His wife Jessica will be right by his side, glued to the screen along with the rest of the crowd to see what her husband went through in the time he was away.
“I’ll be seeing it for the first time along with everyone else,” said Jessica, a chemical engineer who willingly agreed to take on the role of single parent for an unknown number of weeks while Hungate pursued his dream of taking part in the show.
“We saw this post about them taking applicants for the show and I encouraged him to apply. We really like reality shows like ‘Survivor,’ and this sounded like this was going to be very similar,” said Jessica, who has 5-year-old twins and a 2-year-old daughter with Hungate.
What she didn’t anticipate, however, was all the bears.
According to the “Outlast” promotional material, the contestants were dropped off in a remote part of southeast Alaska with a high concentration of bears.
“(Joel) had to sign a significant amount of paperwork and contracts stating there are inherent risks and dangers associated with it, but we really didn’t know specifics.

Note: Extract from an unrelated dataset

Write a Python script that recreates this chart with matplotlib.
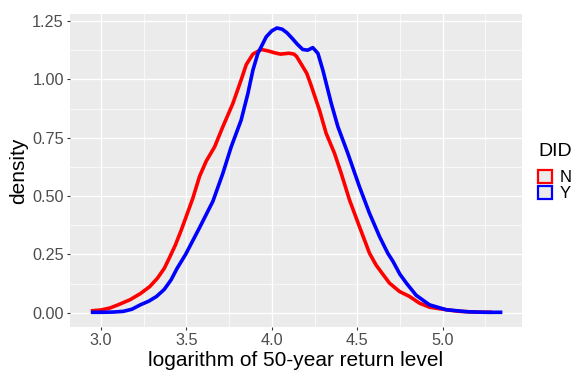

They said they were going to try to keep you safe, but they couldn’t make any guarantees in an environment that was really cold and really dangerous,” his wife recalled.
“I couldn’t talk to him at all, which was a little bit challenging, especially knowing he was going to be somewhere with a lot of bear activity and not a lot of personal protection other than maybe a bow and arrow,” said Jessica, who called show producers a couple times to make sure her husband was okay.
Contestants had no contact with the outside world during filming, nor did they know how long they were going to be gone.
“It was really challenging because he’s my best friend, and going so long without your best friend is tough,” said Jessica, who didn’t know if she’d hear back from her husband in November, December or January.
Filming wrapped sooner than originally expected, and Hungate made his way back home to McCordsville in early November.
To fill him in on what he had missed, his wife made video journal entries of the family’s activities each day to share with him upon his return, but she wasn’t prepared for how much Hungate had changed in his absence.
“When he came back, he was such a different person. He had lost a significant amount (20 pounds) of weight. The first thing I wanted to do was feed him as much as he would possibly eat because the diet he had on the show was not a very filling one,” she said.
Her husband had also picked up some new habits along the way.
“It only takes 21 days for your body to get used to new habits, so he had a lot of trouble sleeping at night because we sleep on a bed and he had gotten used to sleeping on logs,” she said.
He was also uncomfortably hot, having gotten acclimated to the harsh Alaskan climate.
“He claimed it was way too hot in our house all the time, and we keep our thermostat around 70 degrees, but his body had gotten used to it being 30 degrees,” said Jessica. “He was sweating all the time.”
Overall, the couple has no regrets about spending a few weeks apart so Hungate could compete in the survivalist series.
At the watch party he’ll share some stories of his past adventures, like ascending to the summit of a mountain in western Mongolia and hiking volcanoes in the Caribbean.
Hungate knows it’s his spirit for adventure that helped land him a spot on the show, which has been translated into a multitude of languages for the upcoming worldwide debut.
While he said he won’t let the global fame go to his head, “I do look forward to meeting my Mandarin interpreter someday,” he joked.